Religious institutions continued to be overseen by a state institution, the diyanet, which was responsible for maintaining and building religious institutions as well as distributing salaries to Turkish clerics.
The key objective of the Turkish military, and more broadly the Kemalist elite, has been to control religion and mobilize it as part of the Turkish nation-building process rather than to banish it to the private sphere. This is most clear in the actions taken by the junta that took power in 1980. In a move designed to immunize Turkish youths against the “dangers” of leftism, the military government sanctioned the expansion of Turkey’s system of religious schools as well as the inclusion of “religion” lessons in regular Turkish high schools.
Indeed, the policies of the 1980 military junta might well be seen as central to the gradual Islamization of Turkish society. While the military did often restrict the actions of Islamists groups it did not approve of, it was not against the political use of Islam per se.

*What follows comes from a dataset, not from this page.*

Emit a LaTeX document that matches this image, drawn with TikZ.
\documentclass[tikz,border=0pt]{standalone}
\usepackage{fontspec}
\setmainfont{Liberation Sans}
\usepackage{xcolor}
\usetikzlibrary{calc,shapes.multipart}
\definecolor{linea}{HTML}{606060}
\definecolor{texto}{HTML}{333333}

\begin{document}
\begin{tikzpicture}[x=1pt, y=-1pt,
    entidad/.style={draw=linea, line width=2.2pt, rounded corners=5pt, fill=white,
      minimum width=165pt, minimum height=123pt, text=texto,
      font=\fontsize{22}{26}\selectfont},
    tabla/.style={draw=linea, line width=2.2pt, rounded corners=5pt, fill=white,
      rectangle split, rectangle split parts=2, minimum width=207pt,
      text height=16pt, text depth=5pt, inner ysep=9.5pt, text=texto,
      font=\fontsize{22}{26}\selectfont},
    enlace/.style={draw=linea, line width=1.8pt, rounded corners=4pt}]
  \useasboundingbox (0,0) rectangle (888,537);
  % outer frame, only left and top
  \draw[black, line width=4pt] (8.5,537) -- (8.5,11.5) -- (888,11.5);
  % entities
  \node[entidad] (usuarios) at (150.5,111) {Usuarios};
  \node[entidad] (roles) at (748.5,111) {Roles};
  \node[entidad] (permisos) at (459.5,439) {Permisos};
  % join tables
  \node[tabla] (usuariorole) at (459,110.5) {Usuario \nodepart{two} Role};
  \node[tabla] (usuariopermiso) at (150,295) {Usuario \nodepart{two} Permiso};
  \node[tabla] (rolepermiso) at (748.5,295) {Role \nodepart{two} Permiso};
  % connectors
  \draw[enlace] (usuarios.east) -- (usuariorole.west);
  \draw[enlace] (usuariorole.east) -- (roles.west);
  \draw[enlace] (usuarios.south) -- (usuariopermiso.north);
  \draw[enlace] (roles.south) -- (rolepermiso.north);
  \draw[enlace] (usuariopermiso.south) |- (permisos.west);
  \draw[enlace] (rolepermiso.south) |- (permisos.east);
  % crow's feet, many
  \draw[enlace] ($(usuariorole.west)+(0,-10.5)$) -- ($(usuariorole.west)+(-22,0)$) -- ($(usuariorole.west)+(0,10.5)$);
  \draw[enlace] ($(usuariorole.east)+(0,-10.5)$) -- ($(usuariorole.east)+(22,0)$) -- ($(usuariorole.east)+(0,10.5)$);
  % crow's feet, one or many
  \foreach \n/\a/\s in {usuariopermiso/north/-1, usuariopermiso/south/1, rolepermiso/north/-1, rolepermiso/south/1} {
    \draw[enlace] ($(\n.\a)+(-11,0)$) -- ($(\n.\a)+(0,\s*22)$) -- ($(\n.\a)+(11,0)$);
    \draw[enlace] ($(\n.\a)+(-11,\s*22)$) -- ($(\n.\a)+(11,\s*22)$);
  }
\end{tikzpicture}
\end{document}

Finally, have people in Turkey not only tolerated, but welcomed, the coups d’etat as observers like Piker claim?
On the one hand, admiration of the military was common amongst the narrow bureaucratic and military elite which dominated Turkish politics until they were defeated by now-president Erdoğan and his confederates in the late 2000s and early 2010s. And Kemalist nationalism, with its “secularist” and “pro-military” themes, also possessed a broad appeal amongst Turkey’s large middle class of functionaries and professionals, especially in the large cities of Thrace and Western Anatolia.
Even influential factions within the Turkish left have, at times, viewed the republic’s founder, Mustafa Kemal Ataturk, and the military on which his power was based as forces for progress and democratic development.
But beyond narrow sections of Turkey’s bureaucratic and military elite, the evidence, particularly regarding the violent 1980 military coup, seems to indicate widespread disapproval of military takeovers. The 1980 coup lives on in popular memory as a horrific event. Indeed, the tragedies of the coup have been the subject of popular mainstream movies such as Çağan Irmak’s 2005 film Babam ve Oğlum (My Father and my Son).
The history of Turkish military involvement in suppressing progressive forces in Turkey and its role in (inadvertently) sowing the seeds of growing Islamic radicalism is a brutal one. In fact, given such a history, is it any wonder that not only supporters of the AKP but also progressive parties such as the pro-Kurdish Peoples’ Democratic Party (HDP) and even the secular-nationalist Peoples’ Republican Party (CHP) condemned the efforts of factions within the military to take over on the evening of July 15? Many Turks do idolize the military, but there is little appetite for military rule.
While progressives rightly fear the fallout of the July coup attempt, as Erdoğan uses the opportunity to legalize his de facto position as Turkey’s sultan through a purge of the public sector, no one should shed a tear for the generals who orchestrated the failed takeover. In fact, their attempt to take over has made things worse in Turkey, just as military interventions have done over and over again.
The question for those who oppose Erdoğan’s rule is not only one of removing an authoritarian leader, but how that leader is removed. Turkish history shows that a military junta is no better than Erdoğan’s constitutional autocracy.